Hardly the words of a shrewd spin doctor.

When the other shoe dropped on Kilpatrick, Detroiters wanted him in jail. When I read all this about Sanford, I wanted to give him a hug and a Morrissey album.

Even his adulterous correspondence is more Browning than de Sade. E-mails, text messages and phone transcripts obtained by the press are often great sources of lurid hilarity (see: Foley, Mark). But Sanford's e-mails read like confiscated love notes in 10th-grade honors English. "In the meantime, please sleep soundly knowing that despite the best efforts of my head, my heart cries out for you, your voice, your body, the touch of your lips, the touch of your finger tips and an even deeper connection to your soul," he wrote to Maria in an e-mail dated July 10, 2008.

All of this was, predictably, not well-received by the public or Sanford's Republican colleagues. He has been called to resign and has already stepped down from his post as head of the Republican Governors Association. TV commentators have questioned his sanity because, apparently, a man expressing his love for a woman is a sign of mental instability. It would be saner, I suppose, if he kept up the quasi-misogynist tradition of painting the other woman as Salomé, as an evil temptress who tricked a noble king.
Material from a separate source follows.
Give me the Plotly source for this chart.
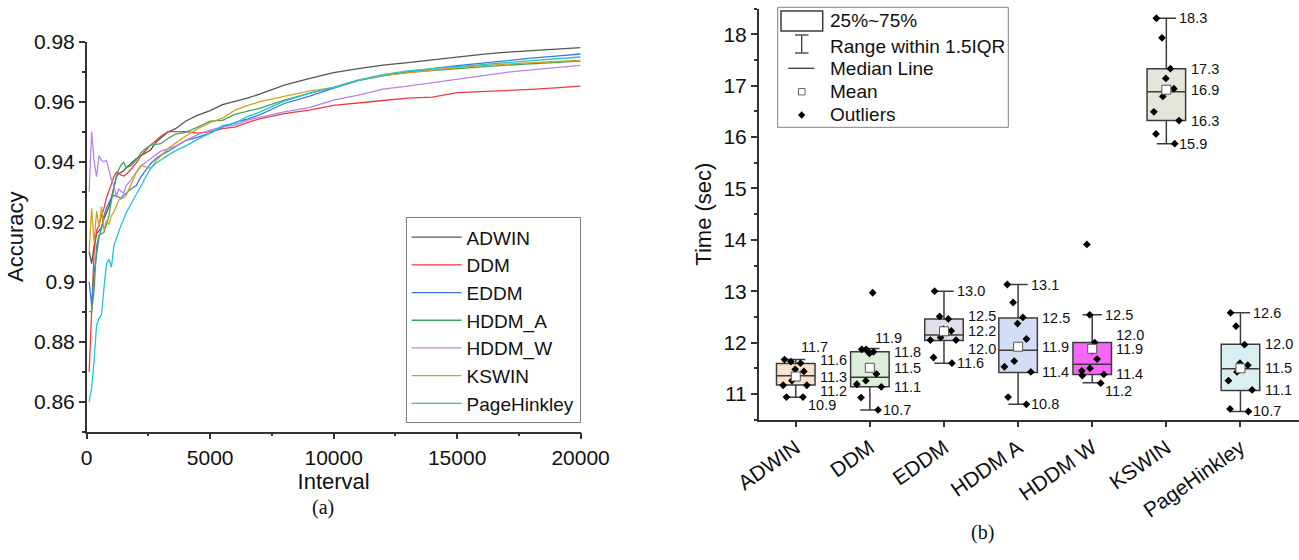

We can all agree that, generally, cheating on your wife is bad. Lying to your staff and constituents - also bad. But when we judge Sanford, let's not put his actions in the context of other marriages, of other governors or of other adults, even. This is not a crass man, deluded after years in power, with a marriage of convenience and a hulking ego. This is an emotionally fragile adolescent, a guy who was once respected and happily married, but who went to another country and met a woman - the type of woman he didn't know existed - and then fell wholly, bizarrely in love with her. He finally got the nerve to talk to the pretty girl in homeroom, only to remember that he was going to prom with somebody else.

He has neither Clinton's prodigious libido, Edwards' inflated sense of self-worth nor Eliot Spitzer's emotional detachment. Instead, he's got a 16-year-old's understanding of love and commitment, and, try as I may, I just can't demonize him for that.